Just yesterday, the Republican President of the United States retweeted video of a supporter declaring ‘white power,’ without a word of rebuke from J. R. Romano or the CT Republicans. Forget changing our name — Republicans need to take a long, hard look at themselves.”
Romano said the resolution was broached by state central committee members and will be adopted next month. The call for Democrats to change their name is serious, he said, and not a way to join Senate Majority Leader Mitch McConnell in suggesting that the past cannot and should not be erased.
“They have to be honest and apologize for their history,” Romano said.
Two weeks ago, McConnell, a Republican of Kentucky, objected to efforts to remove statues of Confederate heroes from galleries of the U.S. Capitol that feature two monuments contributed by every state.
“What I do think is clearly a bridge too far is this nonsense that we need to airbrush the Capitol and scrub out everybody from years ago who had any connection to slavery,” McConnell said.
Senate Minority Leader Chuck Schumer of New York used a bit of Connecticut history in his retort: “Candidly, I don’t think it would be too imposing to ask our states not to send statues of people who actively fought against this country.

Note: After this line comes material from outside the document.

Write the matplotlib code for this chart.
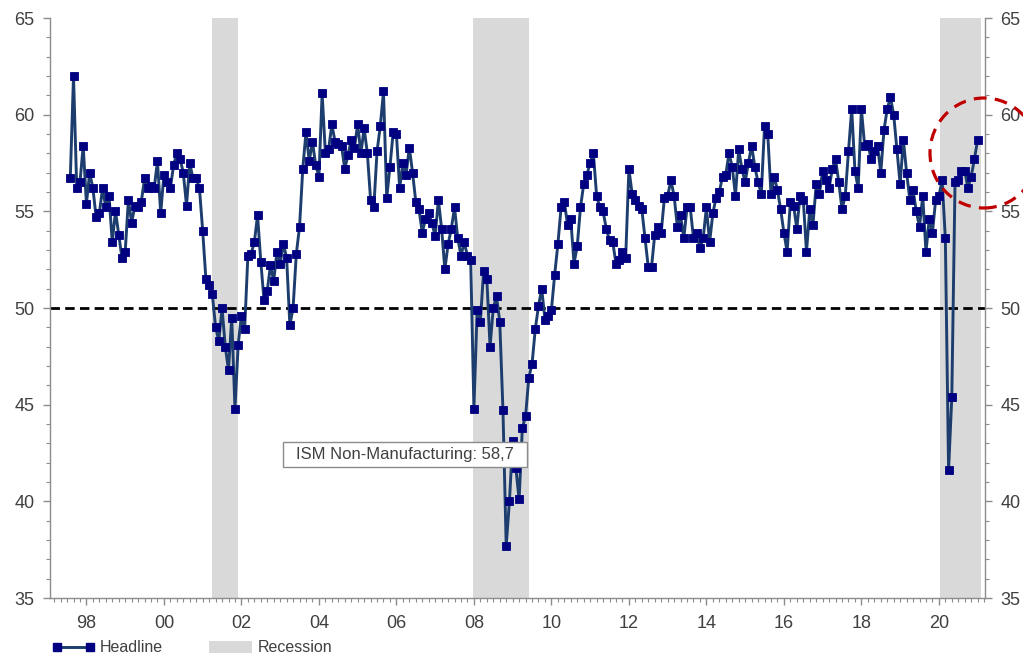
import numpy as np
import matplotlib
matplotlib.use("Agg")
import matplotlib.pyplot as plt
from matplotlib.patches import Ellipse, Patch, Rectangle
from matplotlib.lines import Line2D
from matplotlib.ticker import MultipleLocator

plt.rcParams['font.family'] = ['Liberation Sans', 'DejaVu Sans']

# ISM Non-Manufacturing headline index, monthly from Aug 1997 to Jan 2021
start_year, start_month = 1997, 8
headline = [
    56.7, 62.0, 56.2, 56.5, 58.4,                                          # 1997
    55.4, 57.0, 56.2, 54.7, 54.9, 56.2, 55.2, 55.8, 53.4, 55.0, 53.8, 52.6,  # 1998
    52.9, 55.6, 54.4, 55.3, 55.2, 55.5, 56.7, 56.2, 56.3, 56.2, 57.6, 54.9,  # 1999
    56.9, 56.5, 56.2, 57.4, 58.0, 57.7, 57.0, 55.3, 57.5, 56.7, 56.7, 56.2,  # 2000
    54.0, 51.5, 51.2, 50.7, 49.0, 48.3, 50.0, 48.0, 46.8, 49.5, 44.8, 48.1,  # 2001
    49.6, 48.9, 52.7, 52.8, 53.4, 54.8, 52.4, 50.4, 50.9, 52.2, 51.4, 52.9,  # 2002
    52.3, 53.3, 52.6, 49.1, 50.0, 52.8, 54.2, 57.2, 59.1, 57.6, 58.6, 57.4,  # 2003
    56.8, 61.1, 58.0, 58.2, 59.5, 58.6, 58.5, 58.4, 57.2, 57.9, 58.7, 58.3,  # 2004
    59.5, 58.0, 59.3, 58.0, 55.6, 55.2, 58.1, 59.4, 61.2, 55.7, 57.3, 59.1,  # 2005
    59.0, 56.2, 57.5, 56.9, 58.3, 57.0, 55.5, 55.1, 53.9, 54.6, 54.9, 54.4,  # 2006
    53.7, 55.6, 54.1, 52.0, 53.3, 54.1, 55.2, 53.6, 52.7, 53.4, 52.7, 52.5,  # 2007
    44.8, 49.9, 49.3, 51.9, 51.5, 48.0, 50.0, 50.6, 49.3, 44.7, 37.7, 40.0,  # 2008
    43.1, 41.7, 40.1, 43.8, 44.4, 46.4, 47.1, 48.9, 50.1, 51.0, 49.4, 49.6,  # 2009
    49.9, 51.7, 53.3, 55.2, 55.5, 54.3, 54.6, 52.3, 53.2, 55.2, 56.4, 56.9,  # 2010
    57.5, 58.0, 55.8, 55.2, 55.0, 54.1, 53.5, 53.4, 52.3, 52.5, 52.9, 52.6,  # 2011
    57.2, 55.9, 55.6, 55.3, 55.1, 53.6, 52.1, 52.1, 53.8, 54.2, 53.9, 55.7,  # 2012
    55.8, 56.6, 55.8, 54.2, 54.8, 53.6, 55.2, 55.2, 53.6, 53.9, 53.1, 53.6,  # 2013
    55.2, 53.4, 54.9, 55.7, 56.0, 56.8, 56.9, 58.0, 57.3, 55.8, 58.2, 57.2,  # 2014
    56.5, 57.5, 58.4, 57.3, 56.5, 55.9, 59.4, 59.0, 55.9, 56.8, 56.1, 55.1,  # 2015
    53.9, 52.9, 55.5, 55.3, 54.1, 55.8, 55.6, 52.9, 55.1, 54.3, 56.4, 55.9,  # 2016
    57.1, 56.6, 56.2, 57.2, 57.7, 56.5, 55.1, 55.8, 58.1, 60.3, 57.1, 56.2,  # 2017
    60.3, 58.4, 58.5, 57.7, 58.1, 58.4, 57.0, 59.2, 60.3, 60.9, 60.0, 58.2,  # 2018
    56.4, 58.7, 57.0, 55.6, 56.1, 55.0, 54.2, 55.8, 52.9, 54.6, 53.9, 55.6,  # 2019
    55.8, 56.6, 53.6, 41.6, 45.4, 56.5, 56.6, 57.1, 57.1, 56.2, 56.8, 57.7,  # 2020
    58.7,                                                                    # 2021
]

# US recessions (start, end) in decimal years
recessions = [(2001.25, 2001.90), (2007.97, 2009.42), (2020.04, 2021.09)]

x_tick_years = list(range(1998, 2021, 2))
x_tick_labels = [f"{y % 100:02d}" for y in x_tick_years]
y_ticks = [35, 40, 45, 50, 55, 60, 65]
threshold = 50
callout_text = "ISM Non-Manufacturing: 58,7"
series_label = "Headline"
recession_label = "Recession"

dates = start_year + (start_month - 1 + np.arange(len(headline))) / 12.0

W, H = 1023, 657
fig = plt.figure(figsize=(W / 100, H / 100), dpi=100)
ax = fig.add_axes([50 / W, (H - 598) / H, 935 / W, 580 / H])

grey = '#8c8c8c'
text_col = '#404040'
line_col = '#1c3d6e'
marker_col = '#000080'
shade_col = '#d9d9d9'

for a, b in recessions:
    ax.axvspan(a, b, color=shade_col, lw=0, zorder=0)

ax.axhline(threshold, color='black', lw=2.0, ls=(0, (3.4, 1.9)), zorder=1)

ax.plot(dates, headline, color=line_col, lw=2.1, marker='s', ms=5.4,
        mfc=marker_col, mec=marker_col, mew=0.6, zorder=3)

ax.set_xlim(1997.06, 2021.19)
ax.set_ylim(35, 65)

ax.set_xticks(x_tick_years)
ax.set_xticklabels(x_tick_labels)
ax.xaxis.set_minor_locator(MultipleLocator(1 / 6))
ax.set_yticks(y_ticks)
ax.yaxis.set_minor_locator(MultipleLocator(1))
ax.yaxis.set_ticks_position('both')

ax.tick_params(axis='both', which='major', direction='out', length=5, width=1,
               color=grey, labelsize=13, labelcolor=text_col, pad=6)
ax.tick_params(axis='x', which='major', pad=7)
ax.tick_params(axis='both', which='minor', direction='out', length=3, width=0.8,
               color=grey)
ax.tick_params(axis='y', which='both', left=True, right=True,
               labelleft=True, labelright=True)

for side in ('left', 'right', 'bottom'):
    ax.spines[side].set_color(grey)
    ax.spines[side].set_linewidth(1.0)
ax.spines['top'].set_visible(False)

# callout box with the latest reading
fig.add_artist(Rectangle((283 / W, 1 - 467 / H), 244 / W, 25 / H,
                         transform=fig.transFigure, fc='white', ec=grey,
                         lw=1.0, zorder=6))
fig.text(405 / W, 1 - 455 / H, callout_text, ha='center', va='center',
         fontsize=12, color=text_col, zorder=7)

# dashed ring highlighting the latest readings
ring = Ellipse((984 / W, 1 - 153 / H), width=108 / W, height=110 / H,
               transform=fig.transFigure, fill=False, ec='#c00000', lw=2.3,
               ls=(0, (4, 2.6)), clip_on=False, zorder=10)
fig.add_artist(ring)

handles = [
    Line2D([], [], color=line_col, lw=2.1, marker='s', ms=5.4,
           mfc=marker_col, mec=marker_col),
    Patch(fc=shade_col, ec='none'),
]
fig.legend(handles, [series_label, recession_label], loc='center left',
           bbox_to_anchor=(52 / W, 1 - 648 / H), ncol=2, frameon=False,
           fontsize=11.5, numpoints=2, handlelength=2.7, handletextpad=0.3,
           columnspacing=2.9, borderpad=0, borderaxespad=0, labelcolor=text_col)

fig.savefig('out.png', dpi=100)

You know, there is a reason that Connecticut doesn’t send a statue of Benedict Arnold.”
Though Romano talked about Democratic support for the U.S. Supreme Court’s Dred Scott decision of 1857, which rejected a slave’s legal argument in favor of freedom and proclaimed that even freed Blacks were not U.S. citizens, he said Democrats had more recent questions about race to answer.

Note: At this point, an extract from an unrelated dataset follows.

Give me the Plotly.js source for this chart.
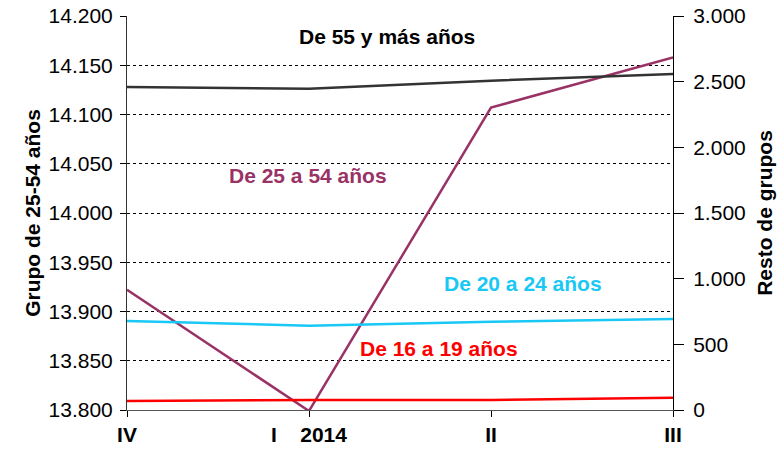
<!DOCTYPE html>
<html><head><meta charset="utf-8">
<script src="https://cdn.plot.ly/plotly-3.0.1.min.js"></script>
<style>html,body{margin:0;padding:0;background:#fff}#chart{width:778px;height:453px}</style>
</head><body><div id="chart"></div>
<script>
const categories = ["IV", "I", "II", "III"];
const tickLabels = ["IV", "I\u00A0\u00A0\u00A0\u00A02014", "II", "III"];
const grupo25a54 = [13922, 13799, 14107, 14158];
const de55ymas = [2459, 2446, 2507, 2558];
const de20a24 = [678, 642, 672, 693];
const de16a19 = [69, 76, 76, 94];
const seriesNames = ["De 55 y más años", "De 25 a 54 años", "De 20 a 24 años", "De 16 a 19 años"];

const F = "Liberation Sans, Arial, sans-serif";
const traces = [
  {x: categories, y: grupo25a54, name: seriesNames[1], yaxis: "y", mode: "lines", line: {color: "#993366", width: 2.5}},
  {x: categories, y: de55ymas, name: seriesNames[0], yaxis: "y2", mode: "lines", line: {color: "#333333", width: 2.5}},
  {x: categories, y: de20a24, name: seriesNames[2], yaxis: "y2", mode: "lines", line: {color: "#19C8F5", width: 2.5}},
  {x: categories, y: de16a19, name: seriesNames[3], yaxis: "y2", mode: "lines", line: {color: "#FF0000", width: 2.5}}
];

function lab(text, x, y, color) {
  return {text: text, xref: "paper", yref: "paper", x: x, y: y, showarrow: false,
    xanchor: "center", yanchor: "middle", font: {family: F, size: 21, color: color, weight: "bold"}};
}

const layout = {
  width: 778, height: 453,
  margin: {l: 127, r: 105, t: 16, b: 43},
  paper_bgcolor: "#fff", plot_bgcolor: "#fff",
  separators: ",.",
  showlegend: false,
  font: {family: F, size: 21, color: "#000"},
  xaxis: {
    type: "category", range: [0, 3],
    tickmode: "array", tickvals: categories, ticktext: tickLabels,
    ticks: "outside", ticklen: 6, tickcolor: "#000",
    showline: true, linecolor: "#555", linewidth: 1,
    showgrid: false, zeroline: false,
    tickfont: {family: F, size: 21, color: "#000", weight: "bold"}
  },
  yaxis: {
    range: [13800, 14200], dtick: 50, tickformat: ",d",
    ticks: "outside", ticklen: 6, tickcolor: "#000",
    ticklabelstandoff: 3,
    showline: true, linecolor: "#333", linewidth: 1,
    showgrid: true, gridcolor: "#000", griddash: "dot", gridwidth: 1,
    zeroline: false,
    tickfont: {family: F, size: 21, color: "#000"},
    title: {text: "Grupo de 25-54 años", font: {family: F, size: 21, color: "#000", weight: "bold"}, standoff: 2}
  },
  yaxis2: {
    overlaying: "y", side: "right",
    range: [0, 3000], dtick: 500, tickformat: ",d",
    ticks: "outside", ticklen: 10, tickcolor: "#000",
    ticklabelstandoff: 5,
    showline: true, linecolor: "#000", linewidth: 1,
    showgrid: false, zeroline: false,
    tickfont: {family: F, size: 21, color: "#000"},
    title: {text: "Resto de grupos", font: {family: F, size: 21, color: "#000", weight: "bold"}, standoff: 12}
  },
  annotations: [
    lab(seriesNames[0], 0.476, 0.947, "#000000"),
    lab(seriesNames[1], 0.3315, 0.594, "#993366"),
    lab(seriesNames[2], 0.725, 0.322, "#19C8F5"),
    lab(seriesNames[3], 0.571, 0.155, "#FF0000")
  ]
};

Plotly.newPlot("chart", traces, layout, {staticPlot: true, displayModeBar: false});
</script></body></html>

Joe Biden, the presumptive Democratic nominee for president, worked with white segregationists in his 36-year career in the U.S. Senate, and he was condemned in May for questioning the cultural authenticity of any Black voter who goes for Trump.
“If you have a problem figuring out whether you’re for me or Trump, then you ain’t Black,” Biden said. According to NPR, he reportedly told another Black audience he “shouldn’t have been such a wise guy. I shouldn’t have been so cavalier.”